**Lines of data:**
--------------------------------------------------

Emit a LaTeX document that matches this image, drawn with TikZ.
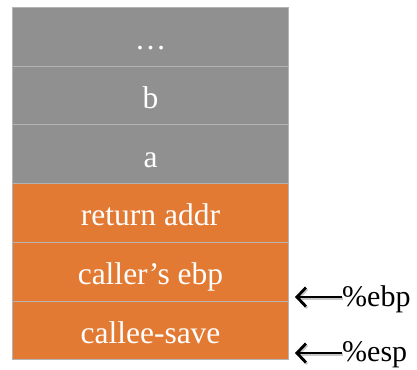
\documentclass[tikz,border=0pt]{standalone}
\usepackage{fontspec}
\setmainfont{Liberation Serif}
\usetikzlibrary{arrows.meta}
\definecolor{slotgray}{HTML}{8F908F}
\definecolor{slotorange}{HTML}{E27A33}
\definecolor{slotline}{HTML}{B4B4B4}
\tikzset{
  x=1pt, y=-1pt,
  slot/.style={draw=slotline, line width=1pt, minimum width=276pt, minimum height=58.7pt,
    inner sep=0pt, text height=30pt, text depth=4.5pt, anchor=north west, text=white,
    font=\fontsize{31.5}{34}\selectfont},
  graycell/.style={slot, fill=slotgray},
  orangecell/.style={slot, fill=slotorange},
  regptr/.style={line width=2.8pt, -{Straight Barb[length=9pt, width=19pt, line width=2.8pt]}},
  regshadow/.style={regptr, draw=black!22},
  reglabel/.style={anchor=west, inner sep=0pt, font=\fontsize{30}{32}\selectfont}
}
\begin{document}
\begin{tikzpicture}
\useasboundingbox (0,0) rectangle (417,369);
% stack slots, top to bottom
\node[graycell]   (dots)   at (12,7)     {\ldots};
\node[graycell]   (b)      at (12,65.7)  {b};
\node[graycell]   (a)      at (12,124.4) {a};
\node[orangecell] (ret)    at (12,183.1) {return addr};
\node[orangecell] (oldebp) at (12,241.8) {caller’s ebp};
\node[orangecell] (save)   at (12,300.5) {callee-save};
% register pointers
\node[reglabel] (ebp) at (342,299) {\%ebp};
\node[reglabel] (esp) at (342,355) {\%esp};
\coordinate (ebptip) at (295,297);
\coordinate (esptip) at (295,353);
\draw[regshadow] ([shift={(1.2,1.5)}]ebp.west |- ebptip) -- ([shift={(1.2,1.5)}]ebptip);
\draw[regshadow] ([shift={(1.2,1.5)}]esp.west |- esptip) -- ([shift={(1.2,1.5)}]esptip);
\draw[regptr] (ebp.west |- ebptip) -- (ebptip);
\draw[regptr] (esp.west |- esptip) -- (esptip);
\end{tikzpicture}
\end{document}
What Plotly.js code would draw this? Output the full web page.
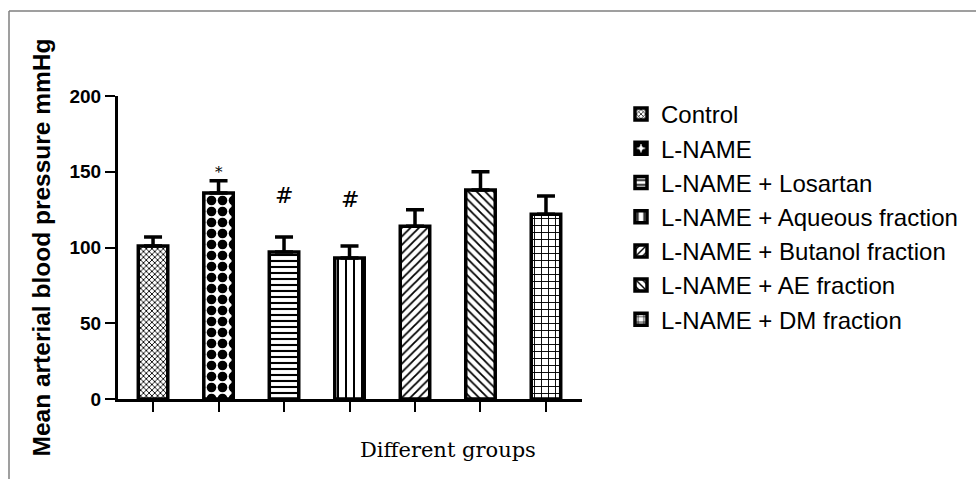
<!DOCTYPE html>
<html>
<head>
<meta charset="utf-8">
<script src="https://cdn.plot.ly/plotly-3.0.1.min.js"></script>
<style>html,body{margin:0;padding:0;background:#fff;}#chart{width:976px;height:479px;}</style>
</head>
<body>
<div id="chart"></div>
<script>
var groups = ["Control", "L-NAME", "L-NAME + Losartan", "L-NAME + Aqueous fraction", "L-NAME + Butanol fraction", "L-NAME + AE fraction", "L-NAME + DM fraction"];
var means = [101, 136, 97, 93, 114, 138, 122];
var errors = [6, 8, 10, 8, 11, 12, 12];
var patterns = ["x", ".", "-", "|", "/", "\\", "+"];
var patternSizes = [4, 11, 6, 8, 6, 6, 7];
var patternSolidity = [0.4, 0.6, 0.35, 0.25, 0.3, 0.3, 0.25];
var marks = [
  {group: 1, y: 150, text: "*", size: 15},
  {group: 2, y: 134.5, text: "#", size: 22},
  {group: 3, y: 132, text: "#", size: 22}
];

var traces = groups.map(function (g, i) {
  return {
    type: "bar",
    name: g,
    x: [i],
    y: [means[i]],
    width: 0.45,
    marker: {
      color: "white",
      line: {color: "black", width: 3.5},
      pattern: {shape: patterns[i], size: patternSizes[i], solidity: patternSolidity[i], fgcolor: "black", bgcolor: "white", fillmode: "replace"}
    },
    error_y: {type: "data", symmetric: false, array: [errors[i]], arrayminus: [0], color: "black", thickness: 3.5, width: 9},
    hoverinfo: "skip"
  };
});

var annotations = marks.map(function (m) {
  return {x: m.group, y: m.y, xref: "x", yref: "y", text: m.text, showarrow: false,
    xanchor: "center", yanchor: "middle",
    font: {family: "DejaVu Serif", size: m.size, color: "black"}};
});
annotations.push({
  x: (448 - 118) / 464, y: -(450 - 399) / 303, xref: "paper", yref: "paper",
  xanchor: "center", yanchor: "middle",
  text: "Different groups", showarrow: false,
  font: {family: "DejaVu Serif", size: 21, color: "black"}
});

var layout = {
  width: 976, height: 479,
  margin: {l: 118, r: 394, t: 96, b: 80, autoexpand: false},
  paper_bgcolor: "white", plot_bgcolor: "white",
  barmode: "overlay",
  showlegend: true,
  legend: {
    x: (621 - 118) / 464, xanchor: "left",
    y: (399 - 92) / 303, yanchor: "top",
    font: {family: "Liberation Sans, Arial, sans-serif", size: 24, color: "black"},
    tracegroupgap: 0,
    itemwidth: 30
  },
  xaxis: {
    range: [-0.535, 6.55],
    showgrid: false, zeroline: false,
    showline: true, linecolor: "black", linewidth: 3,
    ticks: "outside", ticklen: 10, tickwidth: 2, tickcolor: "black",
    tickmode: "array", tickvals: [0, 1, 2, 3, 4, 5, 6],
    showticklabels: false, fixedrange: true
  },
  yaxis: {
    range: [0, 200],
    showgrid: false, zeroline: false,
    showline: true, linecolor: "black", linewidth: 3,
    ticks: "outside", ticklen: 10, tickwidth: 2, tickcolor: "black",
    tickmode: "array", tickvals: [0, 50, 100, 150, 200],
    ticktext: ["0", "50", "100", "150", "200"],
    tickfont: {family: "Liberation Sans, Arial, sans-serif", size: 19, color: "black", weight: "bold"},
    title: {text: "<b>Mean arterial blood pressure mmHg</b>", standoff: 12,
      font: {family: "Liberation Sans, Arial, sans-serif", size: 24.5, color: "black"}},
    fixedrange: true
  },
  annotations: annotations,
  shapes: [
    {type: "line", xref: "paper", yref: "paper", x0: (9 - 118) / 464, x1: (9 - 118) / 464, y0: (399 - 11) / 303, y1: (399 - 479) / 303, line: {color: "#7f7f7f", width: 1.5}},
    {type: "line", xref: "paper", yref: "paper", x0: (9 - 118) / 464, x1: (976 - 118) / 464, y0: (399 - 11) / 303, y1: (399 - 11) / 303, line: {color: "#7f7f7f", width: 1.5}}
  ]
};

Plotly.newPlot("chart", traces, layout, {displayModeBar: false, staticPlot: true});
</script>
</body>
</html>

--------------------------------------------------

Search the listing for the word "this". Copy every line in which it occurs.

**Answer below:**
Emit a LaTeX document that matches this image, drawn with TikZ.
What Plotly.js code would draw this? Output the full web page.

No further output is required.